Dan: That's a thing???
Cas: Just me ... speculating 😎
Is it hard or expensive or both?
Dan: oh god the pun
It will make lighting a lot more expensive yes but it may not be a big deal.
It's quite a big undertaking and won't look good without properly tuned materials.
Cas: Only to be used sparingly
Dan: I've pushed the current stuff
There's no such thing as sparingly here it's for everything or nothing.
Cas: Polished internal floors metal walls etc
Dan: You mean specular lighting?
Cas: Materials with specular reflection yes
I figured that as the rasterisation was still the main bottleneck that a few more ops in the drag shader wouldn't kill it
We can limit it to the shadow casting lights
Dan: It's gonna look weird and fake without it for all of them though...
I dunno.
Cas: Hacky performance test?
Dan: The performance probably won't be too bad on our computers.
I'm mostly worried about the resources and the look of it
Cas: Like I say... Sparing usage
Base interiors robot skins etc
Dan: First of all sparingly doesn't mean much if it's still part of the shader.
An if-statement has a cost and even if it's not taken or a significant cost the compiler still needs to allocate registers for a worst case scenario
High register usage can make memory reads more expensive and the lighting is very heavy on those as all the lighting data is in textures.
But regardless
What kind of specular are you interested in?
Cas: Er... You know. Brushed metal
Not mirror polish
Dan: You can do phong in like 5 instuctions
or physically based shading in 30.
Cas: On the bump map?
Dan: How you do the shading and where you get the normal from are two separate issues.
You can have specular lighting without a bump map and bump maps without specular.
Cas: Each palette entry points to its own bump map right
So each can also point to a gloss map too perhaps?
Dan: Gloss maps aren't necessary either for specular lighting.

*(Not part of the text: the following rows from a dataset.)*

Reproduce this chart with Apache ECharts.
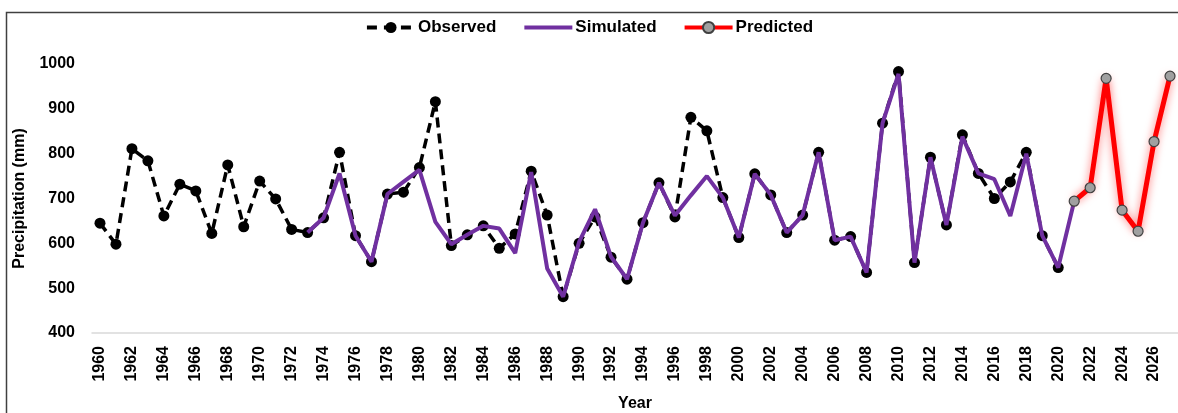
<!DOCTYPE html>
<html>
<head>
<meta charset="utf-8">
<script src="https://cdn.jsdelivr.net/npm/echarts@6/dist/echarts.min.js"></script>
<style>html,body{margin:0;padding:0;background:#fff}#c{width:1178px;height:413px}</style>
</head>
<body>
<div id="c"></div>
<script>
const years = [];
for (let y = 1960; y <= 2027; y++) years.push(String(y));

const observed = [645,598,811,784,661,732,717,622,775,637,739,699,631,624,657,803,617,559,710,714,769,916,595,619,639,589,621,761,663,481,600,659,569,520,646,735,659,881,851,702,613,755,708,624,663,803,607,615,535,868,983,557,792,641,842,756,700,737,803,617,546];
const observedStart = 1960;

const simulated = [624,657,756,617,559,710,737,764,648,598,619,639,633,578,759,544,481,603,676,570,520,646,735,662,707,750,702,613,755,708,624,663,803,607,615,535,868,978,557,792,641,838,756,743,661,800,617,546,694];
const simulatedStart = 1973;

const predicted = [694,724,968,674,627,827,973];
const predictedStart = 2021;

const yTicks = [400,500,600,700,800,900,1000];

function place(values, start) {
  return years.map(y => {
    const i = Number(y) - start;
    return (i >= 0 && i < values.length) ? values[i] : null;
  });
}

const font = 'Liberation Sans, Arial, sans-serif';
const chart = echarts.init(document.getElementById('c'));
chart.setOption({
  animation: false,
  backgroundColor: '#fff',
  graphic: [{
    type: 'rect', silent: true, z: 0,
    shape: { x: 6.5, y: 12.5, width: 1300, height: 600 },
    style: { fill: null, stroke: '#404040', lineWidth: 1.5 }
  }],
  legend: {
    top: 14, left: 'center',
    itemWidth: 48, itemHeight: 14, itemGap: 26,
    textStyle: { fontFamily: font, fontWeight: 'bold', fontSize: 17, color: '#000', padding: [0, 0, 0, -2] },
    data: [
      { name: 'Observed', lineStyle: { width: 4, type: [10, 7] }, itemStyle: { color: '#000' } },
      { name: 'Simulated', lineStyle: { width: 4 }, itemStyle: { opacity: 0 } },
      { name: 'Predicted', lineStyle: { width: 4 } }
    ]
  },
  grid: { left: 92, right: 0, top: 64, bottom: 80, containLabel: false, outerBoundsMode: 'none' },
  xAxis: {
    type: 'category', data: years, boundaryGap: true,
    name: 'Year', nameLocation: 'middle', nameGap: 63,
    nameTextStyle: { fontFamily: font, fontWeight: 'bold', fontSize: 16, color: '#000' },
    axisLine: { lineStyle: { color: '#d9d9d9', width: 1.5 } },
    axisTick: { show: false },
    axisLabel: { interval: 1, rotate: 90, margin: 13, fontFamily: font, fontWeight: 'bold', fontSize: 16, color: '#000' }
  },
  yAxis: {
    type: 'value', min: 400, max: 1000, interval: 100,
    name: 'Precipitation (mm)', nameLocation: 'middle', nameGap: 64,
    nameTextStyle: { fontFamily: font, fontWeight: 'bold', fontSize: 16, color: '#000' },
    axisLine: { show: false }, axisTick: { show: false },
    splitLine: { show: false },
    axisLabel: { margin: 17, fontFamily: font, fontWeight: 'bold', fontSize: 16, color: '#000',
      formatter: v => yTicks.includes(v) ? String(v) : '' }
  },
  series: [
    {
      name: 'Observed', type: 'line', data: place(observed, observedStart),
      symbol: 'circle', symbolSize: 11, showAllSymbol: true, z: 2,
      itemStyle: { color: '#000' },
      lineStyle: { color: '#000', width: 3.5, type: [10, 6] }
    },
    {
      name: 'Simulated', type: 'line', data: place(simulated, simulatedStart),
      symbol: 'none', z: 3,
      itemStyle: { color: '#7030A0' },
      lineStyle: { color: '#7030A0', width: 4 }
    },
    {
      name: 'Predicted', type: 'line', data: place(predicted, predictedStart),
      symbol: 'circle', symbolSize: 10, showAllSymbol: true, z: 4,
      itemStyle: { color: '#a0a0a0', borderColor: '#404040', borderWidth: 1.2 },
      lineStyle: { color: '#ff0000', width: 5, shadowColor: 'rgba(255,0,0,0.55)', shadowBlur: 8 }
    }
  ]
});
</script>
</body>
</html>
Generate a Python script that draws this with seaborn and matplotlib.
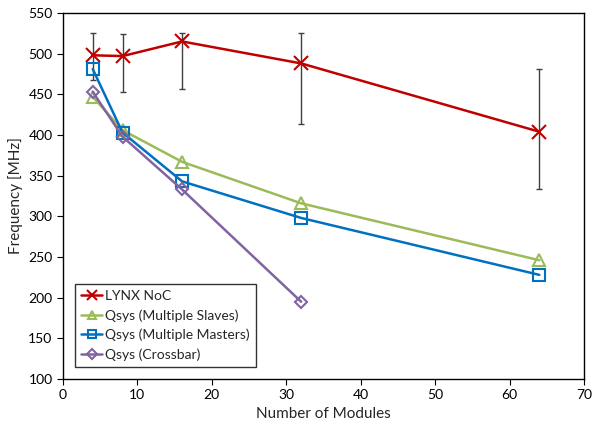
import matplotlib
matplotlib.use("Agg")
import matplotlib.pyplot as plt
import numpy as np
import seaborn as sns

# ---------------- data ---------------- #
modules = [4, 8, 16, 32, 64]
lynx = [498, 497, 515, 488, 404]
lynx_hi = [525, 524, 526, 526, 481]   # top of error bar
lynx_lo = [468, 453, 457, 414, 334]   # bottom of error bar
slaves = [447, 406, 367, 316, 246]
masters = [481, 403, 343, 298, 228]
crossbar_modules = [4, 8, 16, 32]
crossbar = [453, 398, 333, 195]

labels = ["LYNX NoC", "Qsys (Multiple Slaves)", "Qsys (Multiple Masters)", "Qsys (Crossbar)"]
colors = ["#C00000", "#9BBB59", "#0070C0", "#8064A2"]
markers = ["x", "^", "s", "D"]
msizes = [10, 8.5, 8, 6.5]

series = [(modules, lynx), (modules, slaves), (modules, masters), (crossbar_modules, crossbar)]

sns.set_style("ticks")
plt.rcParams['font.family'] = ['Lato', 'DejaVu Sans']

fig = plt.figure(figsize=(5.92, 4.30), dpi=100)
ax = fig.add_axes([0.1064, 0.1186, 0.8801, 0.8512])

# error bars of the LYNX NoC series
lynx_arr = np.array(lynx)
yerr = [lynx_arr - np.array(lynx_lo), np.array(lynx_hi) - lynx_arr]
ax.errorbar(modules, lynx, yerr=yerr, fmt="none", ecolor="#404040",
            elinewidth=1.0, capsize=2.5, capthick=1.0, zorder=1)

for (xs, ys), lab, c, mk, ms in zip(series, labels, colors, markers, msizes):
    sns.lineplot(x=xs, y=ys, color=c, marker=mk, markersize=ms,
                 markerfacecolor="none", markeredgecolor=c, markeredgewidth=1.5,
                 linewidth=1.8, label=lab, ax=ax, zorder=3)

ax.set_xlim(0, 70)
ax.set_ylim(100, 550)
ax.set_xticks(range(0, 71, 10))
ax.set_yticks(range(100, 551, 50))
ax.set_xlabel("Number of Modules", fontsize=11)
ax.set_ylabel("Frequency [MHz]", fontsize=11)
ax.tick_params(labelsize=10, direction="out", length=4, colors="black")
for s in ax.spines.values():
    s.set_color("black")
    s.set_linewidth(1.0)

leg = ax.legend(loc="lower left", bbox_to_anchor=(0.023, 0.033), borderaxespad=0,
                fontsize=10, frameon=True, fancybox=False, edgecolor="black",
                handlelength=1.5, handletextpad=0.2, borderpad=0.45,
                labelspacing=0.5, markerscale=0.75)
leg.get_frame().set_linewidth(1.0)

fig.savefig("out.png", dpi=100)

Gloss maps are like normal maps you use them to add more detail.
Cas: Well could just have a specularity
Dan: You can have a constant specularity value for each voxel just as well.
OK let me put it like this
How realistic do you want the specular reflections to be?
As realistic as possible or as simple and fast as possible?
Cas: Not massively
Just simple and fast
Dan: OK I'll try to add some simple stuff then.